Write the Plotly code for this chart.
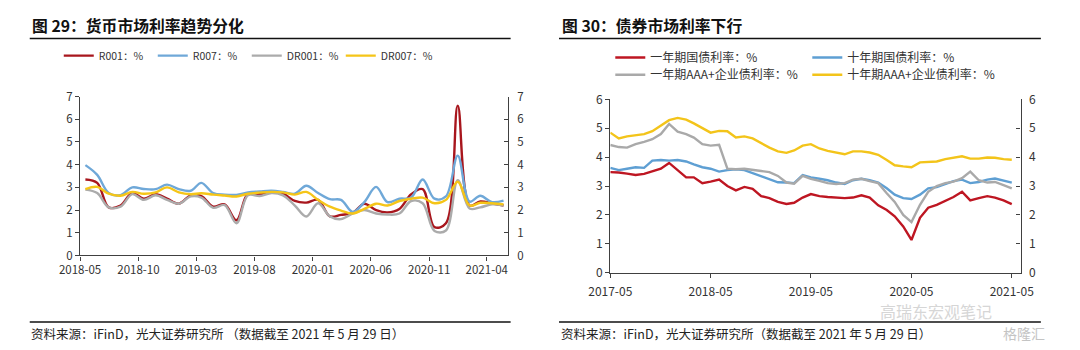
import pandas as pd
import plotly.graph_objects as go

# ---------------- Figure 29: money market rates (monthly, 2018-05 .. 2021-05) ----------------
money_start, money_end = "2018-05-01", "2021-05-01"
money_labels = ["2018-05", "2018-10", "2019-03", "2019-08", "2020-01", "2020-06", "2020-11", "2021-04"]
money_names = ["R001：%", "R007：%", "DR001：%", "DR007：%"]
r001 = [3.35, 3.2, 2.12, 2.2, 2.75, 2.5, 2.7, 2.5, 2.28, 2.65, 2.62, 2.15, 2.25, 1.55, 2.72, 2.7, 2.78, 2.72,
        2.4, 2.33, 2.45, 1.72, 1.79, 1.88, 2.28, 2.0, 1.9, 2.05, 2.7, 2.92, 1.25, 1.42, 6.6, 2.2, 2.38, 2.3, 2.2]
r007 = [3.98, 3.55, 2.75, 2.66, 3.0, 2.93, 2.92, 3.12, 2.92, 2.85, 3.2, 2.75, 2.68, 2.67, 2.78, 2.82, 2.85, 2.8,
        2.72, 3.07, 2.75, 2.48, 2.45, 1.92, 2.35, 3.02, 2.35, 2.5, 2.55, 3.35, 2.5, 2.6, 4.4, 2.37, 2.63, 2.35, 2.42]
dr001 = [2.9, 2.75, 2.12, 2.15, 2.7, 2.45, 2.65, 2.45, 2.28, 2.6, 2.55, 2.1, 2.22, 1.42, 2.65, 2.62, 2.75, 2.65,
         2.2, 1.72, 2.3, 1.72, 1.6, 1.85, 2.0, 1.85, 1.8, 1.85, 2.4, 2.3, 1.08, 1.1, 3.32, 2.07, 2.12, 2.25, 2.2]
dr007 = [2.92, 3.02, 2.72, 2.63, 2.8, 2.72, 2.78, 3.0, 2.78, 2.7, 2.74, 2.68, 2.64, 2.6, 2.72, 2.77, 2.8, 2.78,
         2.68, 2.8, 2.45, 2.15, 1.98, 1.85, 2.05, 2.28, 2.2, 2.4, 2.5, 2.55, 2.3, 2.45, 3.25, 2.2, 2.32, 2.3, 2.25]

# ---------------- Figure 30: bond market rates (monthly, 2017-05 .. 2021-05) ----------------
bond_start, bond_end = "2017-05-01", "2021-05-01"
bond_labels = ["2017-05", "2018-05", "2019-05", "2020-05", "2021-05"]
bond_names = ["一年期国债利率：%", "十年期国债利率：%", "一年期AAA+企业债利率：%", "十年期AAA+企业债利率：%"]
gov1y = [3.48, 3.47, 3.43, 3.38, 3.42, 3.5, 3.6, 3.8, 3.55, 3.3, 3.3, 3.1, 3.15, 3.22, 3.0, 2.85, 2.97, 2.9,
         2.65, 2.58, 2.45, 2.38, 2.42, 2.6, 2.72, 2.65, 2.62, 2.6, 2.58, 2.6, 2.68, 2.6, 2.33, 2.17, 1.95, 1.6,
         1.13, 1.9, 2.25, 2.35, 2.5, 2.62, 2.8, 2.5, 2.58, 2.65, 2.6, 2.5, 2.37]
gov10y = [3.63, 3.55, 3.6, 3.65, 3.63, 3.88, 3.9, 3.88, 3.9, 3.85, 3.75, 3.65, 3.6, 3.5, 3.55, 3.58, 3.55, 3.45,
          3.32, 3.22, 3.13, 3.12, 3.1, 3.38, 3.3, 3.25, 3.2, 3.12, 3.07, 3.2, 3.25, 3.2, 3.12, 2.92, 2.7, 2.58,
          2.55, 2.7, 2.92, 2.96, 3.08, 3.17, 3.22, 3.1, 3.14, 3.22, 3.26, 3.2, 3.12]
corp1y = [4.42, 4.35, 4.33, 4.45, 4.53, 4.62, 4.8, 5.15, 4.88, 4.8, 4.68, 4.45, 4.4, 4.43, 3.6, 3.58, 3.6, 3.57,
          3.52, 3.48, 3.35, 3.12, 3.08, 3.35, 3.25, 3.18, 3.1, 3.07, 3.1, 3.22, 3.25, 3.17, 3.1, 2.75, 2.45, 2.0,
          1.75, 2.35, 2.8, 3.0, 3.1, 3.15, 3.27, 3.5, 3.2, 3.12, 3.14, 3.03, 2.92]
corp10y = [4.85, 4.65, 4.72, 4.77, 4.8, 4.9, 5.1, 5.28, 5.36, 5.3, 5.17, 5.0, 4.85, 4.91, 4.9, 4.68, 4.72, 4.65,
           4.48, 4.33, 4.2, 4.15, 4.23, 4.4, 4.45, 4.3, 4.22, 4.15, 4.1, 4.2, 4.2, 4.16, 4.08, 3.9, 3.72, 3.68,
           3.65, 3.82, 3.83, 3.85, 3.93, 3.98, 4.03, 3.95, 3.95, 3.99, 3.98, 3.93, 3.91]

money_dates = pd.date_range(money_start, money_end, freq="MS") + pd.Timedelta(days=14)
bond_dates = pd.date_range(bond_start, bond_end, freq="MS")
money_tickvals = [pd.Timestamp(s + "-01") for s in money_labels]
bond_tickvals = [pd.Timestamp(s + "-01") for s in bond_labels]

money_colors = ["#A8161D", "#6FA8D8", "#ABABAB", "#F5C518"]
bond_colors = ["#BE1622", "#5E9FD3", "#A9A9A9", "#F3C41A"]

FONT = "Noto Sans CJK SC"
W, H = 1080, 350

def px(x):
    return x / W

def py(y):
    return 1 - y / H

fig = go.Figure()

for name, vals, col in zip(money_names, [r001, r007, dr001, dr007], money_colors):
    fig.add_trace(go.Scatter(x=money_dates, y=vals, name=name, mode="lines",
                             line=dict(color=col, width=2.4, shape="spline", smoothing=1.0),
                             xaxis="x", yaxis="y", legend="legend"))
fig.add_trace(go.Scatter(x=[money_dates[0]], y=[None], mode="lines", showlegend=False,
                         hoverinfo="skip", xaxis="x", yaxis="y2"))

bond_legends = ["legend2", "legend2", "legend3", "legend3"]
for name, vals, col, lg in zip(bond_names, [gov1y, gov10y, corp1y, corp10y], bond_colors, bond_legends):
    fig.add_trace(go.Scatter(x=bond_dates, y=vals, name=name, mode="lines",
                             line=dict(color=col, width=2.4),
                             xaxis="x2", yaxis="y3", legend=lg))
fig.add_trace(go.Scatter(x=[bond_dates[0]], y=[None], mode="lines", showlegend=False,
                         hoverinfo="skip", xaxis="x2", yaxis="y4"))

axis_common = dict(showline=True, linecolor="#404040", linewidth=1.3, showgrid=False, zeroline=False,
                   ticks="outside", ticklen=4, tickcolor="#404040", tickwidth=1.2)

fig.update_layout(
    width=W, height=H,
    margin=dict(l=0, r=0, t=0, b=0),
    paper_bgcolor="white", plot_bgcolor="white",
    font=dict(family=FONT, color="#333333"),
    xaxis=dict(domain=[px(60), px(502)], anchor="y", type="date",
               range=["2018-05-01", "2021-05-26"], tickvals=money_tickvals, ticktext=money_labels,
               tickfont=dict(size=11.5, color="#333333"), **axis_common),
    yaxis=dict(domain=[py(258), py(91)], anchor="x", range=[0, 7], dtick=1,
               tickfont=dict(size=11.5, color="#333333"), **axis_common),
    yaxis2=dict(overlaying="y", side="right", anchor="x", range=[0, 7], dtick=1,
                showline=True, linecolor="#404040", linewidth=1.3, showgrid=False, zeroline=False,
                ticks="inside", ticklen=4, tickcolor="#404040", tickwidth=1.2, ticklabelstandoff=6,
                tickfont=dict(size=11.5, color="#333333")),
    xaxis2=dict(domain=[px(608), px(1032)], anchor="y3", type="date",
                range=["2017-05-01", "2021-06-02"], tickvals=bond_tickvals, ticktext=bond_labels,
                ticklabelstandoff=4,
                tickfont=dict(size=12, color="#333333"), **axis_common),
    yaxis3=dict(domain=[py(276), py(94)], anchor="x2", range=[0, 6], dtick=1,
                tickfont=dict(size=12, color="#333333"), **axis_common),
    yaxis4=dict(overlaying="y3", side="right", anchor="x2", range=[0, 6], dtick=1,
                showline=True, linecolor="#404040", linewidth=1.3, showgrid=False, zeroline=False,
                ticks="inside", ticklen=4, tickcolor="#404040", tickwidth=1.2, ticklabelstandoff=5,
                tickfont=dict(size=12, color="#333333")),
    legend=dict(orientation="h", x=px(38), xanchor="left", y=py(48), yanchor="middle",
                entrywidth=49, bgcolor="rgba(0,0,0,0)",
                font=dict(size=10.5, color="#333333", family=FONT)),
    legend2=dict(orientation="h", x=px(608), xanchor="left", y=py(50), yanchor="middle",
                 entrywidth=152, bgcolor="rgba(0,0,0,0)",
                 font=dict(size=12, color="#333333", family=FONT)),
    legend3=dict(orientation="h", x=px(608), xanchor="left", y=py(68), yanchor="middle",
                 entrywidth=152, bgcolor="rgba(0,0,0,0)",
                 font=dict(size=12, color="#333333", family=FONT)),
    showlegend=True,
)

# Titles, rules and source notes
annotations = [
    dict(text="<b>图 29：货币市场利率趋势分化</b>", x=px(8), y=py(16), font=dict(size=15.8, color="#111111")),
    dict(text="<b>图 30：债券市场利率下行</b>", x=px(556), y=py(16), font=dict(size=15.8, color="#111111")),
    dict(text="资料来源：iFinD，光大证券研究所 （数据截至 2021 年 5 月 29 日）", x=px(7), y=py(340),
         font=dict(size=12.5, color="#222222")),
    dict(text="资料来源：iFinD，光大证券研究所（数据截至 2021 年 5 月 29 日）", x=px(555), y=py(340),
         font=dict(size=12.5, color="#222222")),
    dict(text="高瑞东宏观笔记", x=px(885), y=py(316), font=dict(size=16, color="#d6d6d6")),
    dict(text="格隆汇", x=px(1012), y=py(340), font=dict(size=14, color="#c4c4c4")),
]
for a in annotations:
    fig.add_annotation(xref="paper", yref="paper", xanchor="left", yanchor="middle", showarrow=False,
                       font_family=FONT, **a)

rules = [(8, 505, 30), (555, 1053, 30), (8, 505, 328), (555, 1053, 328)]
for x0, x1, y in rules:
    fig.add_shape(type="line", xref="paper", yref="paper", x0=px(x0), x1=px(x1), y0=py(y), y1=py(y),
                  line=dict(color="#111111", width=1.4))

fig.write_html("out.html")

+++++

§ **YOUR INSTRUCTIONS**: Skip the pictures, please, and transcribe only the lines from the beginning of the material through the one that contains "2.32, 2.3, 2.25]".

§ **EXERCISE OUTPUT**:
Write the Plotly code for this chart.
import pandas as pd
import plotly.graph_objects as go

# ---------------- Figure 29: money market rates (monthly, 2018-05 .. 2021-05) ----------------
money_start, money_end = "2018-05-01", "2021-05-01"
money_labels = ["2018-05", "2018-10", "2019-03", "2019-08", "2020-01", "2020-06", "2020-11", "2021-04"]
money_names = ["R001：%", "R007：%", "DR001：%", "DR007：%"]
r001 = [3.35, 3.2, 2.12, 2.2, 2.75, 2.5, 2.7, 2.5, 2.28, 2.65, 2.62, 2.15, 2.25, 1.55, 2.72, 2.7, 2.78, 2.72,
        2.4, 2.33, 2.45, 1.72, 1.79, 1.88, 2.28, 2.0, 1.9, 2.05, 2.7, 2.92, 1.25, 1.42, 6.6, 2.2, 2.38, 2.3, 2.2]
r007 = [3.98, 3.55, 2.75, 2.66, 3.0, 2.93, 2.92, 3.12, 2.92, 2.85, 3.2, 2.75, 2.68, 2.67, 2.78, 2.82, 2.85, 2.8,
        2.72, 3.07, 2.75, 2.48, 2.45, 1.92, 2.35, 3.02, 2.35, 2.5, 2.55, 3.35, 2.5, 2.6, 4.4, 2.37, 2.63, 2.35, 2.42]
dr001 = [2.9, 2.75, 2.12, 2.15, 2.7, 2.45, 2.65, 2.45, 2.28, 2.6, 2.55, 2.1, 2.22, 1.42, 2.65, 2.62, 2.75, 2.65,
         2.2, 1.72, 2.3, 1.72, 1.6, 1.85, 2.0, 1.85, 1.8, 1.85, 2.4, 2.3, 1.08, 1.1, 3.32, 2.07, 2.12, 2.25, 2.2]
dr007 = [2.92, 3.02, 2.72, 2.63, 2.8, 2.72, 2.78, 3.0, 2.78, 2.7, 2.74, 2.68, 2.64, 2.6, 2.72, 2.77, 2.8, 2.78,
         2.68, 2.8, 2.45, 2.15, 1.98, 1.85, 2.05, 2.28, 2.2, 2.4, 2.5, 2.55, 2.3, 2.45, 3.25, 2.2, 2.32, 2.3, 2.25]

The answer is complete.